During handling of the above exception, another exception occurred:

Traceback (most recent call last):
  File "/usr/bin/jupyter-repo2docker", line 11, in <module>
    sys.exit(main())
  File "/usr/lib/python3.6/site-packages/repo2docker/__main__.py", line 344, in main
    r2d.start()
  File "/usr/lib/python3.6/site-packages/repo2docker/app.py", line 723, in start
    self.push_image()
  File "/usr/lib/python3.6/site-packages/repo2docker/app.py", line 456, in push_image
    for line in client.push(self.output_image_spec, stream=True):
  File "/usr/lib/python3.6/site-packages/docker/api/client.py", line 345, in _stream_helper
    data = reader.read(1)
  File "/usr/lib/python3.6/site-packages/urllib3/response.py", line 496, in read
    raise IncompleteRead(self._fp_bytes_read, self.length_remaining)
  File "/usr/lib/python3.6/contextlib.py", line 99, in __exit__
    self.gen.throw(type, value, traceback)
  File "/usr/lib/python3.6/site-packages/urllib3/response.py", line 402, in _error_catcher
    raise ReadTimeoutError(self._pool, None, 'Read timed out.')
urllib3.exceptions.ReadTimeoutError: UnixHTTPConnectionPool(host='localhost', port=None): Read timed out.
1 Like

I created https://github.com/jupyter/repo2docker/issues/711 to track this.
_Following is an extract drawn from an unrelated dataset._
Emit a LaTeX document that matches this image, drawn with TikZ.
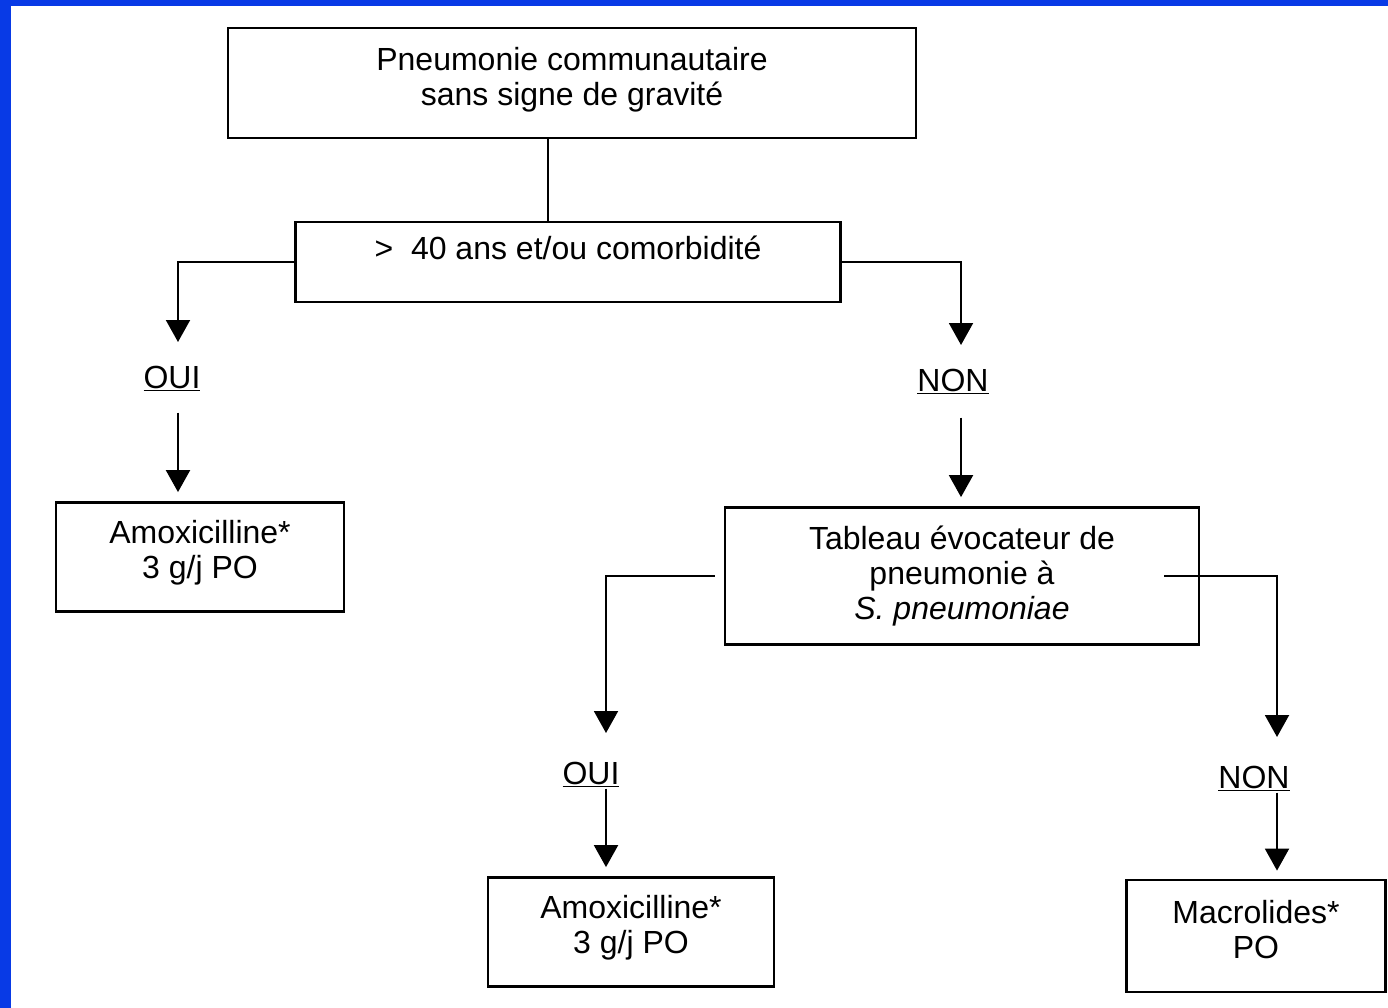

If someone has time to help tracking down where the timeout is controlled/documented that would be great, a patch would be even greater :slight_smile:

1 Like

This is also happening with pyhf's Binder builds (fine on GKE, push times out on OVH).

Pushing image
Pushing image
Pushing image
<class 'str'>
https://github.com/diana-hep/pyhf
Error during build: UnixHTTPConnectionPool(host='localhost', port=None): Read timed out.

Thanks for making the repo2docker Issue, Tim. I have no free cycles (thesis writing) or I would join you on working on it.

This is should/might resolve itself after today. We ware experimenting with using a different docker registry for the OVH cluster.

OVH is currently not in the federation redirect so you should only get sent to the GKE cluster while we fiddle.